Moldovan government debt to increase to 99 billion lei compared to 77 billion a year ago

Home / Economy / Moldovan government debt to increase to 99 billion lei compared to 77 billion a year ago
According to the data of the Ministry of Finance, the internal and external public debt increased in the first four months of this year by about 4.37 billion lei at face value. Therefore, as of April 30, 2023, the balance of government debt was 99.03 billion lei. For example, at the end of March 2023, the balance was 96.59 billion lei, and a year ago, on April 30, 2022, it was 77.17 billion lei. External public debt increased the most, by about 2.52 billion lei, reaching a mark of almost 62.69 billion lei. In dollar terms, external public debt has increased by ca. 340 million since the beginning of the year and stands at almost 3.48 billion, mainly due to the inflow of foreign funds. The Law on the State Budget predicts that by December 31, 2023, the internal public debt will not exceed 37.48 billion lei, and the external public debt will reach 85.02 billion lei (the equivalent of USD 4,141.3 million). At the same time, the domestic public debt at face value increased by 1.85 billion lei and amounted to more than 36.34 billion lei. According to the Ministry of Finance, the domestic public debt changed mainly due to an increase in the primary market government securities by 1,920.9 million lei at face value.

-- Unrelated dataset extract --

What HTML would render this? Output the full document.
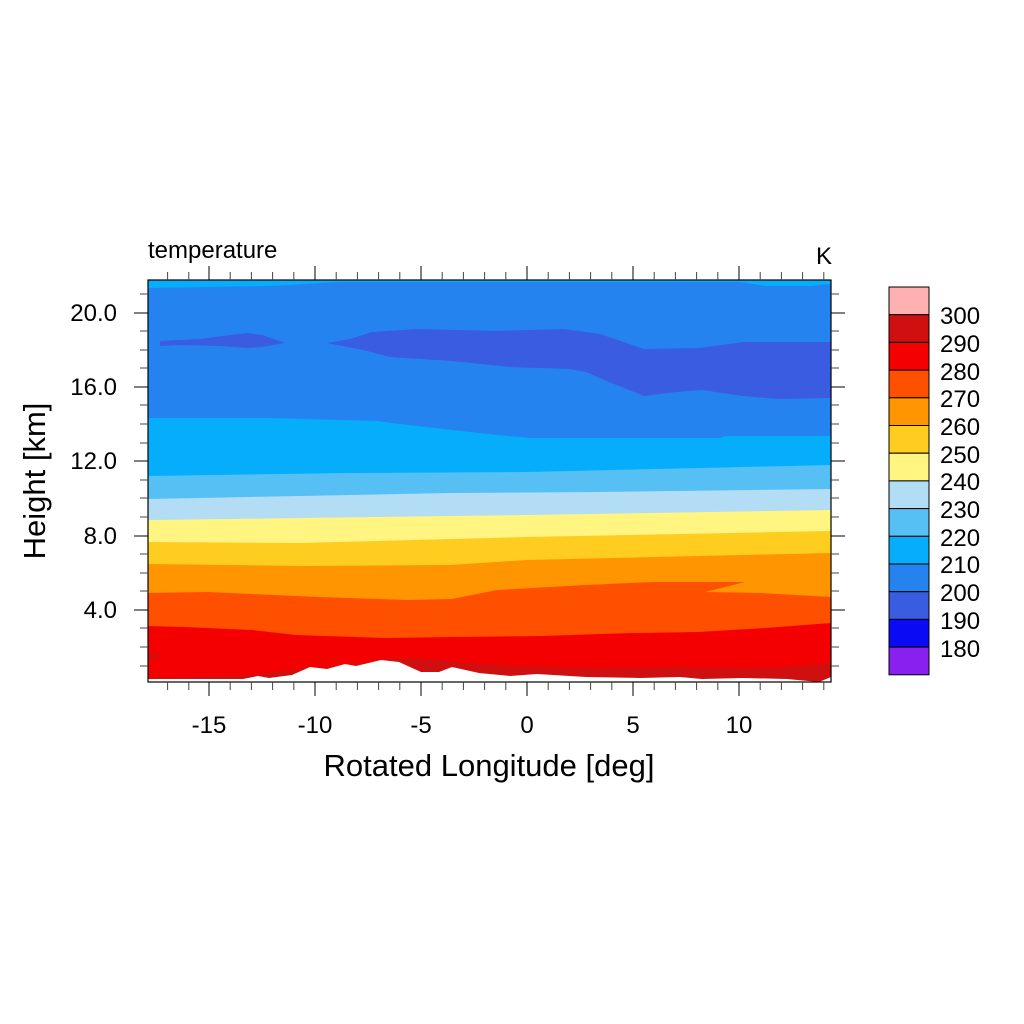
<!DOCTYPE html>
<html><head><meta charset="utf-8"><style>
html,body{margin:0;padding:0;background:#fff}
svg{display:block;font-family:"Liberation Sans",sans-serif}
</style></head><body>
<svg width="1024" height="1024" viewBox="0 0 1024 1024" xmlns="http://www.w3.org/2000/svg">
<defs><clipPath id="c"><rect x="148" y="280" width="683" height="402"/></clipPath></defs>
<g clip-path="url(#c)">
<rect x="148" y="280" width="683" height="402" fill="#05adfa"/>
<polygon fill="#2583f0" points="148,288 269,286 341,282 740,282 765,286 810,286 831,284 831,682 148,682"/>
<polygon fill="#3a5ce0" points="160,341 200,339 230,335 247,333 262,335 285,343 262,347 247,348 220,346 180,345 160,346"/>
<polygon fill="#3a5ce0" points="327,343 350,339 372,332 417,329 497,331 564,329 600,334 644,349 700,348 743,342 831,342 831,398 778,399 743,396 702,390 676,392 644,396 609,382 586,372 569,369 510,367 452,361 390,357 363,350"/>
<polygon fill="#05adfa" points="148,418 269,418 377,421 408,425 497,435 531,438 720,438 725,436 831,436 831,682 148,682"/>
<polygon fill="#56c0f4" points="148,476 350,473 527,472 700,468 831,465 831,682 148,682"/>
<polygon fill="#b3dcf5" points="148,499 300,496 450,493 600,492 831,489 831,682 148,682"/>
<polygon fill="#fff580" points="148,520 300,518 527,515 831,510 831,682 148,682"/>
<polygon fill="#ffcc20" points="148,542 300,543 527,537 831,531 831,682 148,682"/>
<polygon fill="#ff9500" points="148,564 300,566 450,565 527,560 700,556 831,553 831,682 148,682"/>
<polygon fill="#ff5000" points="148,593 207,592 319,597 408,600 452,599 497,590 586,585 653,582 745,582 705,592 760,593 831,597 831,682 148,682"/>
<polygon fill="#f50000" points="148,626 184,627 252,630 296,635 386,638 452,637 542,636 631,633 698,632 765,628 831,623 831,682 148,682"/>
<polygon fill="#d01010" points="148,653 165,656 148,659"/>
<polygon fill="#d01010" points="148,678 252,675 296,670 363,663 390,658 444,660 461,663 542,667 604,668 676,667 743,668 787,667 831,663 831,682 148,682"/>
<polygon fill="#ffffff" points="148,679 243,679 258,676 269,678 292,675 310,667 327,669 345,664 356,666 381,660 399,662 421,672 439,672 452,667 479,673 510,676 537,674 586,677 640,678 680,677 702,679 743,678 787,679 819,682 831,677 831,690 148,690"/>
</g>
<rect x="148" y="280" width="683" height="402" fill="none" stroke="#000" stroke-width="1.2"/>
<g stroke="#000" stroke-width="1">
<path d="M209,682v14M315,682v14M421,682v14M527,682v14M633,682v14M739,682v14M209,280v-14M315,280v-14M421,280v-14M527,280v-14M633,280v-14M739,280v-14"/>
<path stroke="#444" d="M167.6,682v8M188.8,682v8M230.2,682v8M251.4,682v8M272.6,682v8M293.8,682v8M336.2,682v8M357.4,682v8M378.6,682v8M399.8,682v8M442.2,682v8M463.4,682v8M484.6,682v8M505.8,682v8M548.2,682v8M569.4,682v8M590.6,682v8M611.8,682v8M654.2,682v8M675.4,682v8M696.6,682v8M717.8,682v8M760.2,682v8M781.4,682v8M802.6,682v8M823.8,682v8M167.6,280v-8M188.8,280v-8M230.2,280v-8M251.4,280v-8M272.6,280v-8M293.8,280v-8M336.2,280v-8M357.4,280v-8M378.6,280v-8M399.8,280v-8M442.2,280v-8M463.4,280v-8M484.6,280v-8M505.8,280v-8M548.2,280v-8M569.4,280v-8M590.6,280v-8M611.8,280v-8M654.2,280v-8M675.4,280v-8M696.6,280v-8M717.8,280v-8M760.2,280v-8M781.4,280v-8M802.6,280v-8M823.8,280v-8"/>
<path d="M148,313h-14M148,387h-14M148,461h-14M148,536h-14M148,610h-14M831,313h14M831,387h14M831,461h14M831,536h14M831,610h14"/>
<path stroke="#444" d="M148,294h-8M148,331h-8M148,350h-8M148,368h-8M148,405h-8M148,424h-8M148,443h-8M148,480h-8M148,498h-8M148,517h-8M148,554h-8M148,573h-8M148,591h-8M148,628h-8M148,647h-8M148,666h-8M831,294h8M831,331h8M831,350h8M831,368h8M831,405h8M831,424h8M831,443h8M831,480h8M831,498h8M831,517h8M831,554h8M831,573h8M831,591h8M831,628h8M831,647h8M831,666h8"/>
</g>
<g font-size="24" fill="#000">
<g text-anchor="middle">
<text x="209" y="733">-15</text><text x="315" y="733">-10</text><text x="421" y="733">-5</text><text x="527" y="733">0</text><text x="633" y="733">5</text><text x="739" y="733">10</text>
</g>
<g text-anchor="end">
<text x="117" y="321">20.0</text><text x="117" y="395">16.0</text><text x="117" y="469">12.0</text><text x="117" y="544">8.0</text><text x="117" y="618">4.0</text>
</g>
<text x="148" y="258">temperature</text>
<text x="832" y="264" text-anchor="end">K</text>
</g>
<text x="489" y="776" font-size="31" text-anchor="middle">Rotated Longitude [deg]</text>
<text transform="translate(45,481) rotate(-90)" font-size="31" text-anchor="middle">Height [km]</text>
<g stroke="#000" stroke-width="1">
<rect x="889" y="287" width="40" height="27.7" fill="#ffb0b0"/>
<rect x="889" y="314.7" width="40" height="27.7" fill="#d01010"/>
<rect x="889" y="342.4" width="40" height="27.7" fill="#f50000"/>
<rect x="889" y="370.1" width="40" height="27.7" fill="#ff5000"/>
<rect x="889" y="397.8" width="40" height="27.7" fill="#ff9500"/>
<rect x="889" y="425.5" width="40" height="27.7" fill="#ffcc20"/>
<rect x="889" y="453.2" width="40" height="27.7" fill="#fff580"/>
<rect x="889" y="480.9" width="40" height="27.7" fill="#b3dcf5"/>
<rect x="889" y="508.6" width="40" height="27.7" fill="#56c0f4"/>
<rect x="889" y="536.3" width="40" height="27.7" fill="#05adfa"/>
<rect x="889" y="564" width="40" height="27.7" fill="#2583f0"/>
<rect x="889" y="591.7" width="40" height="27.7" fill="#3a5ce0"/>
<rect x="889" y="619.4" width="40" height="27.7" fill="#0a0af5"/>
<rect x="889" y="647.1" width="40" height="27.7" fill="#8a20f0"/>
</g>
<g font-size="24" fill="#000">
<text x="940" y="324">300</text><text x="940" y="352">290</text><text x="940" y="380">280</text><text x="940" y="407">270</text><text x="940" y="435">260</text><text x="940" y="463">250</text><text x="940" y="490">240</text><text x="940" y="518">230</text><text x="940" y="546">220</text><text x="940" y="573">210</text><text x="940" y="601">200</text><text x="940" y="629">190</text><text x="940" y="657">180</text>
</g>
</svg>
</body></html>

The weighted average interest rate on government securities sold through auctions amounted during four months of 2023 to 12.27% (by maturity: 91 days – 12.80%, 182 days – 12.15%, 364 days – 11.96%, 2 years – 15.79%, 3 years – 13.07%), which is 0.28 p.p. lower than in 2022. It should be noted that, despite the increase, the share of government debt in GDP decreased to 32.1% compared to the level of 34.7% at the end of 2022. The data of the trading economic platform also show that in terms of the share of government debt in GDP, Moldova ranks 35th out of 44 European states. More precisely, it is in 8th place in the top 10 European countries with the smallest share of public debt in GDP. At the opposite pole are Greece, Italy, Portugal, France, Belgium, Cyprus and Montenegro, whose government debt exceeds 100% of GDP.